Frau Ministerin, für eines will ich Sie loben: Im Gegensatz zu anderen in der Union haben Sie mittlerweile erkannt, dass die Atomkraft in Deutschland Geschichte ist. Der Kampf ist entschieden; die AKW sind vom Netz. Es gibt kein Zurück; das Pferd ist tot. Und das ist gut so.
(Beifall bei der Linken)
Ansonsten ist Ihre Energiepolitik aber rückschrittlich. Statt voll auf den Ausbau der erneuerbaren Energien zu setzen, wollen Sie einen überdimensionierten Ausbau von Gaskraftwerken. Damit verstärken Sie die fossile Abhängigkeit. Eine vernünftige Energiepolitik muss sozial gerecht und den Klimazielen verpflichtet sein. Aber was bekommen wir? Höhere CO2-Preise, aber kein Klimageld, steigende Netzentgelte, aber keine Entlastung, einen Strommarkt, der nicht funktioniert.
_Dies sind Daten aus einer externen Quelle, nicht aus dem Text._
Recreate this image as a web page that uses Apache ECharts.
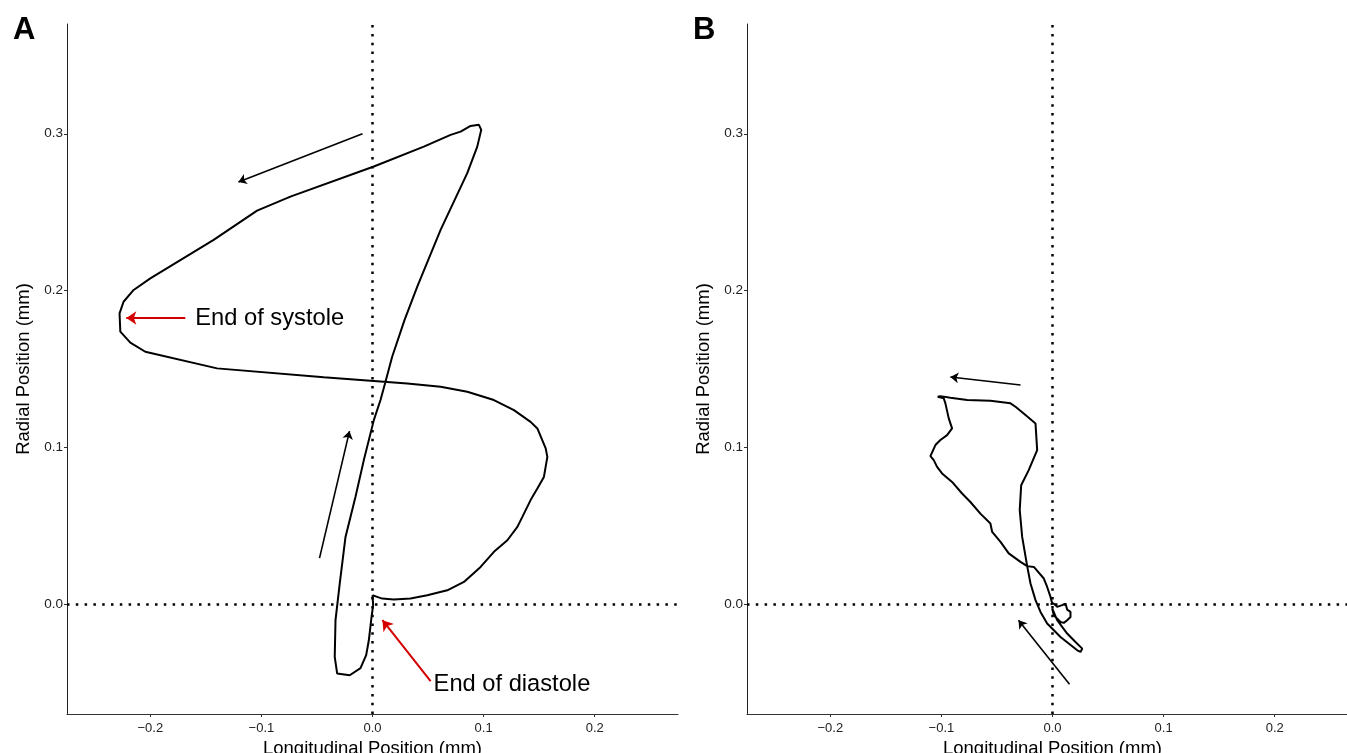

(Dr. Rainer Kraft [AfD]: Sie wollen das doch!)
Dabei sind die hohen Strompreise doch längst ein Risiko für Arbeitsplätze und den Umbau der Industrie. Statt pauschaler Industrierabatte brauchen wir einen Industriestrompreis, der Klimaschutz belohnt und Jobs sichert. Strom muss bezahlbar sein, und Energie gehört in die öffentliche Hand, meine Damen und Herren.
(Beifall bei der Linken)
Herr Präsident, ich komme zum Schluss. – Wir wollen eine Wirtschaft, die den Menschen dient, und nicht umgekehrt, demokratische Kontrolle statt Konzernmacht und Investitionen in die öffentliche Infrastruktur statt immer mehr Geld für Rüstung und für Militär.
(Beifall bei der Linken – Dr. Klaus Wiener [CDU/CSU]: Mit anderen Worten: Wolkenkuckucksheim!)